Prêts même à importer le pétrole et le gaz russes pour soutenir leur économie et surtout esquiver la crise énergétique qui s’aggrave chaque jour un peu plus. Le plafonnement du prix du pétrole russe est peu restrictif et ne produira pas l’impact souhaité sur l’économie russe qui, à l’instar des autres pays producteurs d’hydrocarbures a enregistré des superprofits dans le secteur de l’énergie. De quoi financer encore sa guerre, selon les experts qui redoutent, par ailleurs, l’effet boomerang de cette décision sur les pays industrialisés qui peinent à subvenir aux besoins de leurs ménages et entreprises en matière d’énergie.

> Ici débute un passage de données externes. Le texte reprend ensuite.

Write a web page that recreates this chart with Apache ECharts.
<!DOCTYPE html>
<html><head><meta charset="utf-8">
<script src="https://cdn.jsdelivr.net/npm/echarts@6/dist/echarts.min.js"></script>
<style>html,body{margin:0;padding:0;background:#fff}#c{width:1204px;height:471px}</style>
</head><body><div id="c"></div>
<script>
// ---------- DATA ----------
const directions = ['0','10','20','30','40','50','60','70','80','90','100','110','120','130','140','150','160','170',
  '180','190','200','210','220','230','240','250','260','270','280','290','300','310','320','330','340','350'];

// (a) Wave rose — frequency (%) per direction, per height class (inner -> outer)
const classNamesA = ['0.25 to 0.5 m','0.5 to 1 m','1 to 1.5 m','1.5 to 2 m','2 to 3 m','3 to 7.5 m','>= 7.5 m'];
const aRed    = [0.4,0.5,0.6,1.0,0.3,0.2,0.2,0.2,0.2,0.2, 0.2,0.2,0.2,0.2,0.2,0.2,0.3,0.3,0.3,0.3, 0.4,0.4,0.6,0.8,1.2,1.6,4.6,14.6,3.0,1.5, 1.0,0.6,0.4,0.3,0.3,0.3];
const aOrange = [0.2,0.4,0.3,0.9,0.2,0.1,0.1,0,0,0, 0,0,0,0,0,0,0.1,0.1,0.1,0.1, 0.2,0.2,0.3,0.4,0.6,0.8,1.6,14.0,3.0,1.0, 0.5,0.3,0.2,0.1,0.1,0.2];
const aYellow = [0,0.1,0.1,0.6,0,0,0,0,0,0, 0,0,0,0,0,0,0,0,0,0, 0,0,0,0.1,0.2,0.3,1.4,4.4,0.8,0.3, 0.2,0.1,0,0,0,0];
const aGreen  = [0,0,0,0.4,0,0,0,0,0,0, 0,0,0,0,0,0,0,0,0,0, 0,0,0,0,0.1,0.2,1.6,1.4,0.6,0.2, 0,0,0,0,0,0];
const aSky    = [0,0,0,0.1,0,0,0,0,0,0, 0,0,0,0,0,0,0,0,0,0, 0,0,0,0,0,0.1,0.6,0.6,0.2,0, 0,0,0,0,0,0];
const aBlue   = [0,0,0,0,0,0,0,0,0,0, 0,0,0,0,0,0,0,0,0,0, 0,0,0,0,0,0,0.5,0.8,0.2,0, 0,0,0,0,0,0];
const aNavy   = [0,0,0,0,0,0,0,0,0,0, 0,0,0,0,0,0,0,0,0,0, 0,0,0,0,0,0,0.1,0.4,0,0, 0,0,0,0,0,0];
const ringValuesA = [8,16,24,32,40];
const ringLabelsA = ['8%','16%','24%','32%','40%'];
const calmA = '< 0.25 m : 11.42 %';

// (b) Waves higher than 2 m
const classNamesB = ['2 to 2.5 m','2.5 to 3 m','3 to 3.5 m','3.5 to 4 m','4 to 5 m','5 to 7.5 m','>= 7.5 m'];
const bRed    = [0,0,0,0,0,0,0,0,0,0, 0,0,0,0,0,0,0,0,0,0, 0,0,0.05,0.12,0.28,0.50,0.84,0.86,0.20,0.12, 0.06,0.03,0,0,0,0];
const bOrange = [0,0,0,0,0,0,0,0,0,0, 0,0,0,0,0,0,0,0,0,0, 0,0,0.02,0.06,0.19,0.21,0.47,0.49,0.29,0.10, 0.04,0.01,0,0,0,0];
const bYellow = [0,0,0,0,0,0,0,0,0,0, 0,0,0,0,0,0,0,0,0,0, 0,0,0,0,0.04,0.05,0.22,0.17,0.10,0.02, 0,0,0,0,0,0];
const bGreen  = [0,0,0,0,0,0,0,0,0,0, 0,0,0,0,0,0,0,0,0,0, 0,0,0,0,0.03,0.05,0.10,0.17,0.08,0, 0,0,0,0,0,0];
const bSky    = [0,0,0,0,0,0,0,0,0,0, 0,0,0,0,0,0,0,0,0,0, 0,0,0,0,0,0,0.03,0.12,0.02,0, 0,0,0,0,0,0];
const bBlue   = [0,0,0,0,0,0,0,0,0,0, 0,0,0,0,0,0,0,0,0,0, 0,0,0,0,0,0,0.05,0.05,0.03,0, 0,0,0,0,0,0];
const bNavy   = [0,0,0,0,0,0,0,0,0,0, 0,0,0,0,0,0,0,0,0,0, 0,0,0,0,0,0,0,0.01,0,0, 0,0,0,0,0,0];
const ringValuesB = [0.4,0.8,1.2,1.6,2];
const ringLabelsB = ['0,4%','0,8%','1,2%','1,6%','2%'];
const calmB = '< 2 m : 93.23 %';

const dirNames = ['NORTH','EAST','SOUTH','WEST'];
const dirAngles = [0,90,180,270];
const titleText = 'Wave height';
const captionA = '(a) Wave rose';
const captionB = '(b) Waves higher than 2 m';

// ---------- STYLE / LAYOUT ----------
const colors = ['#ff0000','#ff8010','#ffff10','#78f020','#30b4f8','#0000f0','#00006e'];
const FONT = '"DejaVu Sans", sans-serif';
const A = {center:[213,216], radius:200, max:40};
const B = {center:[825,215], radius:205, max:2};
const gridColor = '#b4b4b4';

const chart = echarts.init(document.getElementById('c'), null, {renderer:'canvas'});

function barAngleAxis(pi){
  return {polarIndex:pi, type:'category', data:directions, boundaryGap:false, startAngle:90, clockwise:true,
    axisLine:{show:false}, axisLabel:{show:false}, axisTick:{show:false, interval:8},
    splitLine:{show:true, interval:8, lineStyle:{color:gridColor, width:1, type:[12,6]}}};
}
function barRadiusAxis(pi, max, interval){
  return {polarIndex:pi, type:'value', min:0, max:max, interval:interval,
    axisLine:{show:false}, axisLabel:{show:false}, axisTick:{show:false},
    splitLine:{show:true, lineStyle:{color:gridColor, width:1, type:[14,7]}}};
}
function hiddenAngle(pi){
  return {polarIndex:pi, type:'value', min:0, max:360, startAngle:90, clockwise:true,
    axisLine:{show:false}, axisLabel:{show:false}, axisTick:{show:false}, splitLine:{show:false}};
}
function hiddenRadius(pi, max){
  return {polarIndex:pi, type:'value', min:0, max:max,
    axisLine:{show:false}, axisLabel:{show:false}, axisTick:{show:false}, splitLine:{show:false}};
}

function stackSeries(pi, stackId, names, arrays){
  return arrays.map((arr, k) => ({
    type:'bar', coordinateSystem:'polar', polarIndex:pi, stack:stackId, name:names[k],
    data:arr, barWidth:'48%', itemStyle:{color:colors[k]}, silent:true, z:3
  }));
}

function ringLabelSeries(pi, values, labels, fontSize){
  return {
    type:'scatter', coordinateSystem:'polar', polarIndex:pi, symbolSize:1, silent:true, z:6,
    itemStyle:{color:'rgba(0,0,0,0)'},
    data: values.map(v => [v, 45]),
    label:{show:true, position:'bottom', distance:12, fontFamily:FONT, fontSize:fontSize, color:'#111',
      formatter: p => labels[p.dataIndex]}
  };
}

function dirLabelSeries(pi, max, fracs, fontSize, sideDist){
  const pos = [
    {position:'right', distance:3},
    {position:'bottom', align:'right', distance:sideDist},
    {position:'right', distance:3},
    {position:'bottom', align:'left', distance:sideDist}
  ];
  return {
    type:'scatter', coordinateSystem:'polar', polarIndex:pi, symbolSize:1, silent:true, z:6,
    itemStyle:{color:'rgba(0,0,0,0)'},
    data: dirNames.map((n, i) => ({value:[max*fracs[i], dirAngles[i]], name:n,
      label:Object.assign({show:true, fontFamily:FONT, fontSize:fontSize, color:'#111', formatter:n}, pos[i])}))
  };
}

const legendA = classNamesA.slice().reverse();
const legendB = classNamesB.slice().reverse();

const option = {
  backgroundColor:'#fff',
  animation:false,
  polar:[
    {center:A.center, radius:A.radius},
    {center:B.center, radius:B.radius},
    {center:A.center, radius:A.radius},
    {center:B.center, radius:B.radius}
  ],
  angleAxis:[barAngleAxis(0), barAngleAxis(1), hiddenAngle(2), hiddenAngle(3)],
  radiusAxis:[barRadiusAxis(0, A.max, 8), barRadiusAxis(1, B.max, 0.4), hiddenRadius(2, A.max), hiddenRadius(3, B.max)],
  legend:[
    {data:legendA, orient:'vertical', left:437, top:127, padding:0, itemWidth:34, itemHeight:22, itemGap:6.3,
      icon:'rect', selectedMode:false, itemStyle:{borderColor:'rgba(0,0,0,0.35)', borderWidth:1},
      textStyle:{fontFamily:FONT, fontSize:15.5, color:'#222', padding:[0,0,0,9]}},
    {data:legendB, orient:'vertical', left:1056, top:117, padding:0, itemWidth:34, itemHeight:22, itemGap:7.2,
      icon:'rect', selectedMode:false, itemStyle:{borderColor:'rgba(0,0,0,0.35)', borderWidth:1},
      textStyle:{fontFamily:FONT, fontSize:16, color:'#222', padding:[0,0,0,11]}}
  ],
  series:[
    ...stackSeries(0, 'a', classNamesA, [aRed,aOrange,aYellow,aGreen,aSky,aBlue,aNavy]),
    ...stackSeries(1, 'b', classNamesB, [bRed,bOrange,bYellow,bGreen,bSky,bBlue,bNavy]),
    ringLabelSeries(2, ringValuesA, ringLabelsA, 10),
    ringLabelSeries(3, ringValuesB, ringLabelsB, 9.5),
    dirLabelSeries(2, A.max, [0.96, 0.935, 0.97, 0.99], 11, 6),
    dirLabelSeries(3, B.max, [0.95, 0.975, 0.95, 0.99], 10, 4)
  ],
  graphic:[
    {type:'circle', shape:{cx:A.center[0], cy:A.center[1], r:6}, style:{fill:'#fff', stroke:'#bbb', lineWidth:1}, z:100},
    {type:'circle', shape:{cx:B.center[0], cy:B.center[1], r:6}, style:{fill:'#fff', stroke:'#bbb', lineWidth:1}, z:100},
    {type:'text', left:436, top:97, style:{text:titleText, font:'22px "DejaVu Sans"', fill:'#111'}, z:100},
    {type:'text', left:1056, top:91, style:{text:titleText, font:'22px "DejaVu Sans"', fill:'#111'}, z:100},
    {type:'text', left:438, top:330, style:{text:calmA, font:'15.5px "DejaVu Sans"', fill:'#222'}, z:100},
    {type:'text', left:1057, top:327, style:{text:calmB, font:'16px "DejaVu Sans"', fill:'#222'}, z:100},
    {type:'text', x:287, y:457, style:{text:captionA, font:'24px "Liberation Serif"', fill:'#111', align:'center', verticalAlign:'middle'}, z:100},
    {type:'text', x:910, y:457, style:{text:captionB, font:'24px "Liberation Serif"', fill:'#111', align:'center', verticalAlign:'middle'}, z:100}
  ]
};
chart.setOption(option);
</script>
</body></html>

C’est l’opportunité recherchée par les autres pays producteurs d’énergie, à l’image de l’Algérie qui a revu les prix de vente de gaz à ses clients européens et envisage, en parallèle, de relancer l’interconnexion électrique euro-méditerranéenne pour exporter de l’électricité vers l’Europe. Les revenus d’hydrocarbures du pays dépasseront 50 milliards de dollars à la fin 2022 et s’engage à investir davantage dans le secteur de l’énergie et du renouvelable afin de diversifier ses ressources de financements et de production. L’Algérie vient juste de déposer sa demande officielle pour adhérer le groupe des Brics (Brésil, Russie, Inde, Chine et l’Afrique du Sud), et se relever au rang des pays émergents, en voie de changer l’ordre économique mondial.
Le monde vient de prendre un virage important et c’est à toutes les nations du monde occidental ou non-occidental de s’adapter à leur propre sort.
La Russie et la Chine mettent depuis des mois en garde ceux qui refusent d’en prendre conscience de ce nouveau changement historique. Le tableau est très nuancé et même différent selon les Etats-Unis qui tentent de diaboliser tout ce qui est russe, allant jusqu’à menacer leurs alliés.
Comme c’était le cas dernièrement avec l’Arabie saoudite qui subissait la pression américaine suite à la décision commune de l’Opep+ de baisser leur production de deux millions bj.
Après l’échec de la tentative d’intimidation du royaume wahhabite qui a bénéficié du soutien des pays membres de l’Opep+, les Occidentaux décident de plafonner le pétrole russe, dès le mois prochain. L’annonce devrait se faire au lendemain de la tenue de la réunion des pays membres de l’Opep+, prévue le 4 décembre prochain, dans deux semaines. Il faut, par ailleurs, s’attendre à des représailles pour propulser les prix au-delà du plafond, ceci pourrait surtout aider ses partenaires à maximiser leurs exportations et à atteindre leurs quotas de production. Des circuits alternatifs existent pour vendre du pétrole russe. La Turquie qui veut jouer un rôle mondial important actuellement pourrait devenir la nouvelle plaque tournante énergétique. Ankara, aussi membre de l’Otan envisage de rejoindre les Brics, ce qui n’est pas anodin. La Russie a récemment consolidé ses liens de coopération avec l’Algérie, l’Iran, la Chine et l’Inde. La liste est très longue.
Moscou et Pékin se repositionnent au Moyen-Orient et en Asie. Des importateurs potentiels du pétrole russe et devraient bénéficier du plafonnement prévu du prix du baril de pétrole russe (65 et 70 dollars). Rien n’est encore officiel, mis à part que l’Occident fait face à un changement de fonds de son modèle économique, menacé par un risque plutôt géo-économique.
D’ici là, de nouvelles coalitions se forment. L’Opep+ et les Brics sont en passe de développer leur portefeuille de devises pour financer leurs projets communs. Les industriels et investisseurs sont dans l’incertitude totale, notamment, à l’approche de la publication de leur bilan et le début d’une nouvelle année 2023.